▸ Problem details:
Leaving out every picture, retype the lines below from the top through the one that contains "40.0, 40.5, 41.0];".

::::::::

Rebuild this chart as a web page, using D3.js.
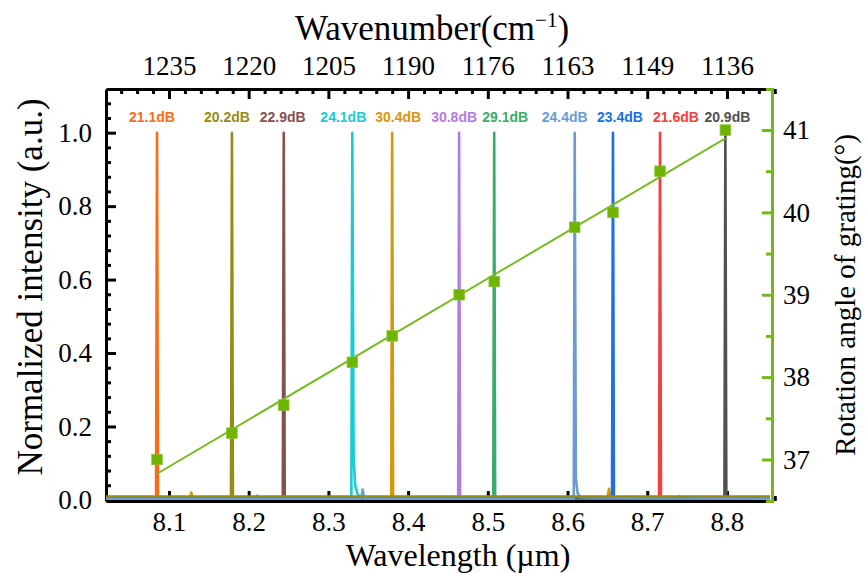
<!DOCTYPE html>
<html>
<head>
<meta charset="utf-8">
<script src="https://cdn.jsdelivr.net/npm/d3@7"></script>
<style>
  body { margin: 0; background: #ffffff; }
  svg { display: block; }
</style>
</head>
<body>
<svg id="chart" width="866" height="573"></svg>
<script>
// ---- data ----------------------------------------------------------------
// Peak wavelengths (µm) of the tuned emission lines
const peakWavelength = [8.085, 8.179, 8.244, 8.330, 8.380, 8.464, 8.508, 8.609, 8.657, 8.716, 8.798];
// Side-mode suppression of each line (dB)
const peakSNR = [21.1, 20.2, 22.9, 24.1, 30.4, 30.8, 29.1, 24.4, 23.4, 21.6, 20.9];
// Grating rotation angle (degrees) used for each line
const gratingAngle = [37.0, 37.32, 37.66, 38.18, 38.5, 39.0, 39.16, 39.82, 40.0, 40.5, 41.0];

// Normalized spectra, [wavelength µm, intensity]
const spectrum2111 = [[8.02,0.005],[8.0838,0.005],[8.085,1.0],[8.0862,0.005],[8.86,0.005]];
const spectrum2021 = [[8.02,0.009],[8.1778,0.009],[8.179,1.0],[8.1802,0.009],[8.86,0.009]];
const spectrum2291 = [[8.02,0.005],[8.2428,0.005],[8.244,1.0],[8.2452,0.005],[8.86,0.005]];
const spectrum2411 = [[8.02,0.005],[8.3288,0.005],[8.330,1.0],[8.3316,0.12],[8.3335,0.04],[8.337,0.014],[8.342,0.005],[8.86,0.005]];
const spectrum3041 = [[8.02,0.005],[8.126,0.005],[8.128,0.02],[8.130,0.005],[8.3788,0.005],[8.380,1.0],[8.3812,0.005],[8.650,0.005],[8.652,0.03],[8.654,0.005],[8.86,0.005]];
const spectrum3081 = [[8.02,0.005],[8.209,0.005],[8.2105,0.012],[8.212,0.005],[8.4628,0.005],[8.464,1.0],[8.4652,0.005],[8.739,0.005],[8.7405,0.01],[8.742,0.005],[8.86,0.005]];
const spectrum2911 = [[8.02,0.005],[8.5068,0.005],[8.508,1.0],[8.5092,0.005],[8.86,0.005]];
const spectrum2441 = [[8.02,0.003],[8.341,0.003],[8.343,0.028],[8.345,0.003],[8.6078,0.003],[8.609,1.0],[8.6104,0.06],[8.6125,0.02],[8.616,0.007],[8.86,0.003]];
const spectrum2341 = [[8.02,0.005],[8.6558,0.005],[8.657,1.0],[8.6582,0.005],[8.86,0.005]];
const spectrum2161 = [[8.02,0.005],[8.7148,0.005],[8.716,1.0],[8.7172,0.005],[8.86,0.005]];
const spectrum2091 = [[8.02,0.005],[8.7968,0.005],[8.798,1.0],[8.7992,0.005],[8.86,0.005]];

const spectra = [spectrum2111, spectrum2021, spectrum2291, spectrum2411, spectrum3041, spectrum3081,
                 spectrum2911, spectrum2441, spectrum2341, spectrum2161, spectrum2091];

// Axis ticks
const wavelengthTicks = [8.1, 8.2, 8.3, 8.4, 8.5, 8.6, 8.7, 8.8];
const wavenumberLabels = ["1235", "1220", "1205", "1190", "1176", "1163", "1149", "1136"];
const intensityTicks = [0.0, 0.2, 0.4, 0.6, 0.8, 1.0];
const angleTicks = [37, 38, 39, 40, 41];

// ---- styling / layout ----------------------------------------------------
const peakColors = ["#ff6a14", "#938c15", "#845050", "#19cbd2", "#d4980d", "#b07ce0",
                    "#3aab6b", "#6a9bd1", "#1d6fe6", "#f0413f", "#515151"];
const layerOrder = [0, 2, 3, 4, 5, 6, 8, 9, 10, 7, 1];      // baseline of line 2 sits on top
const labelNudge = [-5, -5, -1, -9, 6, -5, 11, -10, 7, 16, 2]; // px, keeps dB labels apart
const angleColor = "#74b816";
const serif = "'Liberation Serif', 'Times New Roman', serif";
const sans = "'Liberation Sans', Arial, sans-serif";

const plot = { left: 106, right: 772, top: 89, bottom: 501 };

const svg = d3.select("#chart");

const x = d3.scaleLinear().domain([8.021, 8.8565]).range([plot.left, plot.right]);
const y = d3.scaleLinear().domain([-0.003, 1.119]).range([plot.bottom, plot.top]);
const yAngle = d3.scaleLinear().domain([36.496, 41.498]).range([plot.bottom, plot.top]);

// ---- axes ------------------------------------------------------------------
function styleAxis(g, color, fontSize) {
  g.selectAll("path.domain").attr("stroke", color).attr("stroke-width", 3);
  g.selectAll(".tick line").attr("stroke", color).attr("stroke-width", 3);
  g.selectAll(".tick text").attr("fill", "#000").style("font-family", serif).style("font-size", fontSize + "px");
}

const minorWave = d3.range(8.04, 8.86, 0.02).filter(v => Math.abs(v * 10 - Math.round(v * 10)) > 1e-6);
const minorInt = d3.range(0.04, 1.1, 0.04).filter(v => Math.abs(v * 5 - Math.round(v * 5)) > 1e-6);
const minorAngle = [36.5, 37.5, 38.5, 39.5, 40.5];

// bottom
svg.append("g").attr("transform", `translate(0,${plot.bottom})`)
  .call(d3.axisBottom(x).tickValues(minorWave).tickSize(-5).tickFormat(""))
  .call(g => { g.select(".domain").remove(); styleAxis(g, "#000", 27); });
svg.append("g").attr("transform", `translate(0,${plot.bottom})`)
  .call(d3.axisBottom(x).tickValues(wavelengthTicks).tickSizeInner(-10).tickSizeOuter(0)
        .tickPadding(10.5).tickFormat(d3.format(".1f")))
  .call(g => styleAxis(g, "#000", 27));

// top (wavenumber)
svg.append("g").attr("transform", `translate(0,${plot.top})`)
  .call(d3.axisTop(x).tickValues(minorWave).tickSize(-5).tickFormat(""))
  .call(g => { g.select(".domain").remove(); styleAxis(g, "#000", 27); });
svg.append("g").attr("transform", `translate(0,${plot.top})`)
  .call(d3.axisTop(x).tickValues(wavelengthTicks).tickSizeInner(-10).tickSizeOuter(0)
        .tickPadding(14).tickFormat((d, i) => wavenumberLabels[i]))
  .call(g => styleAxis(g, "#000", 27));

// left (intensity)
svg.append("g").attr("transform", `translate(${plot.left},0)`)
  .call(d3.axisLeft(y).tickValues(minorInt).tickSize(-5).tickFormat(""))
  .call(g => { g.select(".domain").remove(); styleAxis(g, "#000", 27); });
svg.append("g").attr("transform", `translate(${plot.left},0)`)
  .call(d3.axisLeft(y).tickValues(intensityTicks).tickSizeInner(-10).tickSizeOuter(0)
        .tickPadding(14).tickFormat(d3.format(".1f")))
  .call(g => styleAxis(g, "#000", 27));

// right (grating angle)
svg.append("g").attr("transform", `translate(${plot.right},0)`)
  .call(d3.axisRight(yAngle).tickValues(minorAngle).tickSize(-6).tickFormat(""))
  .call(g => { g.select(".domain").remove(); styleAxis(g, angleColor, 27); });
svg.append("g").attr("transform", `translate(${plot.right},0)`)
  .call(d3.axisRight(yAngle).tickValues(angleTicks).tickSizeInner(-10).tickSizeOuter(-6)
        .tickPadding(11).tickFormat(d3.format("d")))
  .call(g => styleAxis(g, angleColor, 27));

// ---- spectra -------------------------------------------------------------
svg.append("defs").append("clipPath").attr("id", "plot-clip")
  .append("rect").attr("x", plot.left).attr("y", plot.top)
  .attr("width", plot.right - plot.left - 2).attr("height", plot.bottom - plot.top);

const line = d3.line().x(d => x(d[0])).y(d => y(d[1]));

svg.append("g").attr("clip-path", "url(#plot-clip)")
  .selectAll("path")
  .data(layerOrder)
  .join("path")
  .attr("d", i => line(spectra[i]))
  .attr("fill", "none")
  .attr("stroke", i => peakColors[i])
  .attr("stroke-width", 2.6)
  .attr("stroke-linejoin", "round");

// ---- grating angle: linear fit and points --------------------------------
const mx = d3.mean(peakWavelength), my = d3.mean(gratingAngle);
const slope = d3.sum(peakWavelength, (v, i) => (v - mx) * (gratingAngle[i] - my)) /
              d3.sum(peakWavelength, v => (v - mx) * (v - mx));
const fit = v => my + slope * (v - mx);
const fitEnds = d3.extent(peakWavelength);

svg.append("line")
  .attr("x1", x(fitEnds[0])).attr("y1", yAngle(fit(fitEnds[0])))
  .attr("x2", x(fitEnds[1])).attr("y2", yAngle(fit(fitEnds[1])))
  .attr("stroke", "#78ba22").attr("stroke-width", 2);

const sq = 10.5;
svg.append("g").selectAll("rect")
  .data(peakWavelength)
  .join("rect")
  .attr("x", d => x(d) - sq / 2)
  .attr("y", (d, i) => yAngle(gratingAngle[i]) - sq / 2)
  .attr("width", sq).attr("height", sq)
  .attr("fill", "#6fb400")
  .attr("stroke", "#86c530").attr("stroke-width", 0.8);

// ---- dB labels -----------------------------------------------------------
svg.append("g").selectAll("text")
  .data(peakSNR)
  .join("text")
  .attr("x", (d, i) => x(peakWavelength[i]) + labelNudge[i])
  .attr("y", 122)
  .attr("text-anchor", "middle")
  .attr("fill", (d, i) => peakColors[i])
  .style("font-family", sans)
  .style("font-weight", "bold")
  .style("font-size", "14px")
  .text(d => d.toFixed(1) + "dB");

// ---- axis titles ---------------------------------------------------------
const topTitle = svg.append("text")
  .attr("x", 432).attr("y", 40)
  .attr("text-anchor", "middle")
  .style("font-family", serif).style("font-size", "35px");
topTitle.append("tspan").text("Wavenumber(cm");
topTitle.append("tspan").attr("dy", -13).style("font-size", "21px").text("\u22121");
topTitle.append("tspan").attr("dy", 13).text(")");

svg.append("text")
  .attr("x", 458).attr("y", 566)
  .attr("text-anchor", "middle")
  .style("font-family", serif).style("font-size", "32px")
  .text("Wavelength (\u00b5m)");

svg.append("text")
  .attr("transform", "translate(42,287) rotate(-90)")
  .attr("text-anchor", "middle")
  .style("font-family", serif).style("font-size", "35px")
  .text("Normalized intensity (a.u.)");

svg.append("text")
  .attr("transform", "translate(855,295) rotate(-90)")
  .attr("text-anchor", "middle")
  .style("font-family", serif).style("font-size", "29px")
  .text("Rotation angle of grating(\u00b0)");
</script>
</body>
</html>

::::::::

▸ Task answer:
Rebuild this chart as a web page, using D3.js.
<!DOCTYPE html>
<html>
<head>
<meta charset="utf-8">
<script src="https://cdn.jsdelivr.net/npm/d3@7"></script>
<style>
  body { margin: 0; background: #ffffff; }
  svg { display: block; }
</style>
</head>
<body>
<svg id="chart" width="866" height="573"></svg>
<script>
// ---- data ----------------------------------------------------------------
// Peak wavelengths (µm) of the tuned emission lines
const peakWavelength = [8.085, 8.179, 8.244, 8.330, 8.380, 8.464, 8.508, 8.609, 8.657, 8.716, 8.798];
// Side-mode suppression of each line (dB)
const peakSNR = [21.1, 20.2, 22.9, 24.1, 30.4, 30.8, 29.1, 24.4, 23.4, 21.6, 20.9];
// Grating rotation angle (degrees) used for each line
const gratingAngle = [37.0, 37.32, 37.66, 38.18, 38.5, 39.0, 39.16, 39.82, 40.0, 40.5, 41.0];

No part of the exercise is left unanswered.